Jane Campion hit out at gender inequality as her presidency of the Cannes Film Festival jury began, bemoaning "inherent sexism" in the film industry.
The legendary New Zealand-born, Australian-based director - the only woman to win the top prize at Cannes - has long lamented a lack of female directors at the highest level.
She again voiced her concerns as members of this year's jury fronted a press conference on Wednesday, saying she had been told by Cannes selectors that 93 per cent of the films submitted this year were by men.
"There is some inherent sexism in the industry," said Campion, who won Cannes' Palme d'Or for The Piano in 1993.
"It feels very undemocratic and women do notice.
"Time and time again we don't get our share of representation.
"Excuse me gentlemen, but the guys seem to eat all the cake."
Campion stressed she did not resent male filmmakers and "loved them" but felt it was harder for females to get a break.

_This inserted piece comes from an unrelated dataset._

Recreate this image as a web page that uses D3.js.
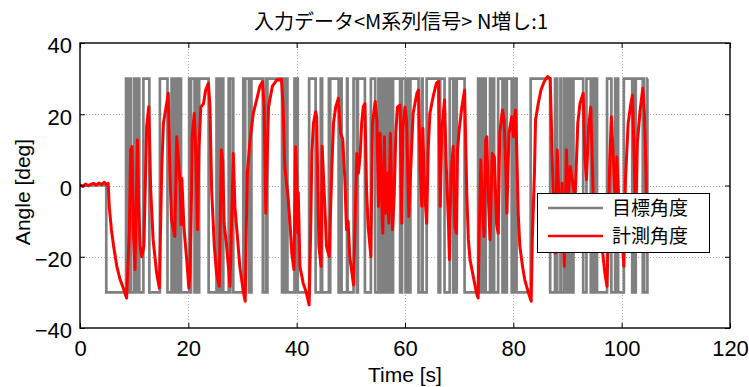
<!DOCTYPE html>
<html>
<head>
<meta charset="utf-8">
<script src="https://cdn.jsdelivr.net/npm/d3@7"></script>
<style>
  body { margin: 0; background: #fff; }
  svg { display: block; }
</style>
</head>
<body>
<svg id="chart" width="749" height="387"></svg>
<script>
// ---- data -------------------------------------------------------------
const chartTitle = "入力データ<M系列信号> N増し:1";
const xLabel = "Time [s]";
const yLabel = "Angle [deg]";
const xTicks = [0, 20, 40, 60, 80, 100, 120];
const yTicks = [-40, -20, 0, 20, 40];
const seriesNames = ["目標角度", "計測角度"];

// target angle: [time s, level deg], held until the next entry
const targetSteps = [
  [0, 0], [4.85, -30],
  [8.5, 30], [8.7, -30], [8.85, 30], [9.35, -30],
  [9.95, 30], [10.1, -30], [10.25, 30], [10.6, -30], [10.75, 30], [10.95, -30],
  [11.7, 30], [12.8, -30],
  [14.75, 30], [16.15, -30],
  [16.9, 30], [17.05, -30], [17.55, 30], [17.85, -30], [18.05, 30], [18.2, -30], [18.5, 30], [18.65, -30],
  [20.15, 30], [20.35, -30], [20.5, 30], [21.15, -30], [21.3, 30], [21.4, -30], [21.7, 30], [21.85, -30], [22.0, 30], [23.75, -30],
  [25.2, 30], [25.35, -30], [25.75, 30], [26.15, -30], [26.3, 30], [26.45, -30],
  [27.45, 30], [27.6, -30], [27.75, 30], [28.3, -30],
  [30.15, 30], [30.3, -30], [30.5, 30], [31.2, -30], [31.35, 30], [31.55, -30], [31.65, 30], [33.75, -30],
  [34.3, 30], [34.5, -30], [34.6, 30], [37.3, -30],
  [37.8, 30], [37.95, -30], [38.2, 30], [38.3, -30],
  [39.6, 30], [39.85, -30], [40.05, 30], [40.2, -30],
  [42.3, 30], [43.5, -30],
  [44.45, 30], [44.7, -30],
  [45.95, 30], [46.1, -30], [46.2, 30], [47.75, -30], [48.1, 30], [48.3, -30],
  [49.3, 30], [49.4, -30], [50.5, 30], [51.1, -30], [51.3, 30], [52.6, -30],
  [53.7, 30], [54.5, -30],
  [55.1, 30], [55.4, -30], [55.9, 30], [56.2, -30], [56.35, 30], [56.5, -30], [56.7, 30], [56.85, -30],
  [57.0, 30], [57.2, -30], [57.35, 30], [57.55, -30], [57.8, 30], [59.1, -30],
  [59.45, 30], [60.1, -30], [60.2, 30], [60.35, -30], [60.75, 30], [60.9, -30], [61.0, 30], [62.5, -30],
  [63.1, 30], [63.25, -30], [64.0, 30], [66.2, -30], [66.5, 30], [67.3, -30],
  [68.25, 30], [68.9, -30], [69.25, 30], [69.4, -30], [69.55, 30], [71.0, -30],
  [73.5, 30], [74.0, -30], [74.45, 30], [74.9, -30], [75.7, 30], [76.1, -30], [76.3, 30], [76.45, -30],
  [77.2, 30], [78.0, -30], [78.15, 30], [78.3, -30], [78.8, 30], [79.7, -30], [79.9, 30], [80.4, -30], [80.5, 30], [80.6, -30],
  [83.2, 30], [86.8, -30],
  [87.7, 30], [88.1, -30], [88.7, 30], [88.85, -30], [89.4, 30], [89.8, -30], [90.0, 30], [90.15, -30],
  [90.3, 30], [90.5, -30], [90.7, 30], [90.85, -30], [91.1, 30], [92.9, -30], [93.5, 30], [94.3, -30],
  [94.5, 30], [94.6, -30], [94.95, 30], [95.1, -30], [95.3, 30], [95.45, -30],
  [97.3, 30], [98.1, -30], [98.8, 30], [99.0, -30], [99.2, 30], [99.35, -30],
  [100.4, 30], [101.95, -30], [102.1, 30], [102.2, -30], [102.6, 30], [103.9, -30], [104.05, 30], [104.15, -30],
  [104.75, 30], [104.85, 30]
];

// measured angle: [time s, angle deg]
const measuredPoints = [
  [0, 0.2], [0.5, -0.3], [1, 0.4], [1.5, -0.1], [2, 0.3], [2.5, 0.6], [3, 0.1], [3.5, 0.7], [4, 0.3], [4.5, 0.9], [4.9, 0.2], [5.2, 0.6],
  [5.4, -5.9], [5.8, -12.4], [6.2, -17], [6.8, -22.7], [7.4, -26.4], [8.0, -28.8], [8.6, -31.6],
  [9.1, -13.4], [9.35, 10], [9.6, 10.9], [9.72, 0], [9.85, -13], [10.15, -23.6],
  [10.6, 12.8], [10.8, -4], [11.1, -17], [11.4, -20], [11.8, -17], [12.3, 16.5], [12.7, 22.1],
  [13.05, -1.2], [13.5, -15.2], [14.15, -24.6], [14.65, -28.8],
  [15.1, 5.3], [15.4, 17.5], [16.0, 23], [16.3, 25.9],
  [16.6, 3.5], [16.9, -9.6], [17.5, -14.3], [17.85, 13.7], [18.15, 8], [18.5, 0], [18.65, -11], [18.8, 2], [19.2, -12], [19.7, -20.8], [20.1, -28.8], [20.3, -25],
  [20.6, -1.2], [20.7, 13.7], [21.1, 20.3], [21.35, 10], [21.7, -12.4], [21.95, 10], [22.3, 22], [22.8, 23], [23.2, 26.8], [23.7, 28.7], [24.0, 22],
  [24.3, -1.2], [24.8, -17.1], [25.2, -24.6], [25.7, -28.3],
  [26.1, 10], [26.35, 7], [26.6, -10.6], [27.0, -16], [27.5, -24.6], [27.7, -28.3],
  [28.3, 9], [28.6, -5.9], [29.1, -15.2], [29.5, -22.7], [30.1, -29.3], [30.5, -32.5],
  [30.7, -12], [30.9, 3.5], [31.4, 12.8], [32.0, 20.3], [32.6, 24], [33.2, 27.8], [33.7, 29.2], [34.0, 22],
  [34.3, -7.8], [34.8, 22], [35.5, 27.8], [36.3, 29.6], [37.2, 29.8], [37.5, 22],
  [37.8, 5.3], [38.4, -3], [38.8, -11.5], [39.1, -19], [39.5, -23.6],
  [39.8, 10.9], [40.0, 3], [40.2, -13.4], [40.3, -2], [40.6, -22.7], [41.2, -27.4], [41.8, -30.2], [42.3, -33.5],
  [42.6, -11.5], [42.8, 9], [43.1, 17.5], [43.5, 20.7], [43.7, 19],
  [43.9, 0], [44.1, -17], [44.5, -22.7], [44.7, 11], [45.2, -5.9], [45.5, -17], [46.0, -20],
  [46.5, 5.3], [46.8, 17.5], [47.2, 22], [47.7, 24.5], [48.1, 14.7], [48.5, 13], [48.9, 1.6], [49.2, -12.4], [49.5, -10], [49.8, -20], [50.5, -27.9],
  [50.8, -9.6], [51.1, 9], [51.4, 3.5], [51.7, 8], [52.0, 17.5], [52.3, 22.1], [52.6, 23],
  [52.9, -1.2], [53.2, -11.5], [53.7, -20], [54.0, 17.5], [54.5, 23.6], [54.8, 18.5],
  [55.1, -5.9], [55.4, 14.7], [55.7, -4], [55.9, -13.4], [56.2, 13.7], [56.4, -7.8], [56.7, 3.5], [57.0, -10.6], [57.3, 14.7], [57.7, -12.4], [58.0, -3], [58.3, 14.7], [58.6, 22], [59.1, 22.6],
  [59.4, -10.6], [59.6, 16], [60.0, 22], [60.3, 18], [60.7, -8.7], [61.2, 10], [61.5, 20.3], [62.2, 25.9], [62.5, 26.8],
  [62.8, 5], [63.1, -5.9], [63.3, 16], [63.6, -1], [64.0, -10.6], [64.3, 11], [64.6, 20.3], [65.2, 25], [65.8, 28.7], [66.2, 29.2],
  [66.35, 12.7], [66.5, -5.9], [66.8, 15.7], [67.3, 24], [67.6, 6.3], [68.0, -9.6], [68.2, -20.8], [68.5, 3.5], [68.9, 11], [69.2, -11.5], [69.5, -13.4], [69.7, 10], [70.0, 15.6], [70.5, 22], [71.0, 26.8],
  [71.2, 12.7], [71.4, -2.1], [71.7, -15.2], [72.0, -20.8], [72.6, -25.5], [73.2, -30.2], [73.5, -31.6],
  [73.7, -13.4], [74.0, 7.2], [74.3, -5.9], [74.6, -14.3], [74.9, 12.8], [75.1, 13.7], [75.4, -4], [75.7, -15.2], [76.1, 9], [76.5, 8], [76.9, -10.6], [77.2, -13.4],
  [77.5, 14.7], [78.0, 21.2], [78.3, 18.4], [78.6, 5.3], [78.8, -7.8], [79.2, 14.7], [79.7, 19.3], [80.0, 13.7], [80.4, 21.2],
  [80.6, 11.7], [80.9, -7.8], [81.2, -17], [81.7, -22.7], [82.1, -26.4], [82.8, -30.2], [83.3, -32.5],
  [83.5, -15.2], [83.9, 3.5], [84.1, 18.4], [84.6, 23], [85.1, 26.8], [85.7, 29.2], [86.3, 30.6], [86.8, 30],
  [87.1, 12.7], [87.4, -5.9], [87.7, -19], [88.1, 10], [88.5, -7.8], [88.7, -15.2], [89.0, 0.6], [89.4, -22.7], [89.8, 10], [90.1, -4], [90.5, 5.3], [90.9, 1.6], [91.4, -4],
  [91.9, 17.5], [92.3, 23], [92.9, 25.9],
  [93.2, 8], [93.5, 1.6], [93.9, 16.5], [94.3, 22], [94.6, 5.3], [94.9, -11.5], [95.2, -7.8], [95.5, -11.5], [96.0, -15.2], [96.5, -19], [96.9, -24.6], [97.3, -28.3],
  [97.5, -15.2], [97.8, 7.2], [98.1, 19.3], [98.4, 10], [98.8, -5.9], [99.1, 8], [99.5, -5.9], [99.9, -10.6], [100.4, -22.7],
  [100.7, 1.6], [101.2, 17.5], [101.7, 23], [102.0, 25.4], [102.3, 8], [102.6, -11.5], [102.9, 12], [103.4, 21], [103.9, 27.3], [104.2, 20], [104.5, 3.5], [104.7, -19]
];

// ---- layout ------------------------------------------------------------
const svg = d3.select("#chart");
const plot = { left: 80, right: 730, top: 43, bottom: 328 };
const latinFont = "'Liberation Sans', Arial, sans-serif";
const tickFont = "'Liberation Sans Narrow', 'Liberation Sans', sans-serif";
const cjkFont = "'Noto Sans CJK JP', 'Noto Sans', sans-serif";

const x = d3.scaleLinear().domain([0, 120]).range([plot.left, plot.right]);
const y = d3.scaleLinear().domain([-40, 40]).range([plot.bottom, plot.top]);

svg.append("rect").attr("width", 749).attr("height", 387).attr("fill", "#fff");

// dotted grid
const grid = svg.append("g").attr("stroke", "#b0b0b0").attr("stroke-width", 1).attr("stroke-dasharray", "1,2");
grid.selectAll("line.gx").data(xTicks.slice(1, -1)).join("line")
  .attr("x1", d => Math.round(x(d)) + 0.5).attr("x2", d => Math.round(x(d)) + 0.5)
  .attr("y1", plot.top).attr("y2", plot.bottom);
grid.selectAll("line.gy").data(yTicks.slice(1, -1)).join("line")
  .attr("y1", d => Math.round(y(d)) + 0.5).attr("y2", d => Math.round(y(d)) + 0.5)
  .attr("x1", plot.left).attr("x2", plot.right);

// series
svg.append("defs").append("clipPath").attr("id", "plotClip")
  .append("rect").attr("x", plot.left).attr("y", plot.top)
  .attr("width", plot.right - plot.left).attr("height", plot.bottom - plot.top);
const series = svg.append("g").attr("clip-path", "url(#plotClip)");

const stepLine = d3.line().x(d => x(d[0])).y(d => y(d[1])).curve(d3.curveStepAfter);
const measLine = d3.line().x(d => x(d[0])).y(d => y(d[1]));

series.append("path").datum(targetSteps)
  .attr("d", stepLine).attr("fill", "none")
  .attr("stroke", "#808080").attr("stroke-width", 2.7).attr("stroke-linejoin", "miter");
series.append("path").datum(measuredPoints)
  .attr("d", measLine).attr("fill", "none")
  .attr("stroke", "#ff0000").attr("stroke-width", 3).attr("stroke-linejoin", "round");

// axes box with inward ticks on all four sides
const axisG = svg.append("g");
const mkAxis = (axis, tr) => {
  const g = axisG.append("g").attr("transform", tr).call(axis);
  g.select(".domain").remove();
  g.selectAll(".tick line").attr("stroke", "#000");
  return g;
};
const bottomAx = mkAxis(d3.axisBottom(x).tickValues(xTicks).tickSizeInner(-5).tickSizeOuter(0).tickPadding(12), `translate(0,${plot.bottom})`);
mkAxis(d3.axisTop(x).tickValues(xTicks).tickSizeInner(-5).tickSizeOuter(0).tickFormat(""), `translate(0,${plot.top})`);
const leftAx = mkAxis(d3.axisLeft(y).tickValues(yTicks).tickSizeInner(-5).tickSizeOuter(0).tickPadding(8), `translate(${plot.left},0)`);
mkAxis(d3.axisRight(y).tickValues(yTicks).tickSizeInner(-5).tickSizeOuter(0).tickFormat(""), `translate(${plot.right},0)`);

const minus = s => String(s).replace("-", "\u2212");
bottomAx.selectAll(".tick text").text(d => minus(d))
  .attr("font-family", tickFont).attr("font-size", 22).attr("fill", "#000");
leftAx.selectAll(".tick text").text(d => minus(d))
  .attr("font-family", tickFont).attr("font-size", 22).attr("fill", "#000").attr("dy", "0.45em");

svg.append("rect")
  .attr("x", plot.left).attr("y", plot.top)
  .attr("width", plot.right - plot.left).attr("height", plot.bottom - plot.top)
  .attr("fill", "none").attr("stroke", "#000").attr("stroke-width", 1.4);

// labels
svg.append("text").attr("x", 401).attr("y", 29)
  .attr("text-anchor", "middle").attr("font-family", cjkFont).attr("font-size", 20)
  .text(chartTitle);
svg.append("text").attr("x", (plot.left + plot.right) / 2).attr("y", 382)
  .attr("text-anchor", "middle").attr("font-family", latinFont).attr("font-size", 21)
  .text(xLabel);
svg.append("text").attr("transform", "translate(30,192) rotate(-90)")
  .attr("text-anchor", "middle").attr("font-family", latinFont).attr("font-size", 21)
  .text(yLabel);

// legend
const legend = svg.append("g");
legend.append("rect").attr("x", 537.5).attr("y", 193.5).attr("width", 172).attr("height", 59)
  .attr("fill", "#fff").attr("stroke", "#000").attr("stroke-width", 1);
const legendColors = ["#808080", "#ff0000"];
seriesNames.forEach((name, i) => {
  const cy = 208 + i * 28;
  legend.append("line").attr("x1", 548).attr("x2", 603).attr("y1", cy).attr("y2", cy)
    .attr("stroke", legendColors[i]).attr("stroke-width", 2.7);
  legend.append("text").attr("x", 612).attr("y", cy).attr("dy", "0.36em")
    .attr("font-family", cjkFont).attr("font-size", 19).attr("fill", "#000")
    .text(name);
});
</script>
</body>
</html>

"There is something that women are thinking of doing that we don't get to know enough about," she said.
"It's always a surprise when a woman filmmaker does come about."
Despite her feelings, Campion pledged she and fellow jurors would "vote with our hearts and our consciences" and not follow any political agenda in deciding this year's Palme d'Or winner.
Other members of this year's jury include American director Sofia Coppola and actor Willem Dafoe.
Campion said the jurors had a great responsibility resting on their shoulders.
"For all of us, film is our passion and this is what's going to be dictating how we react," she said.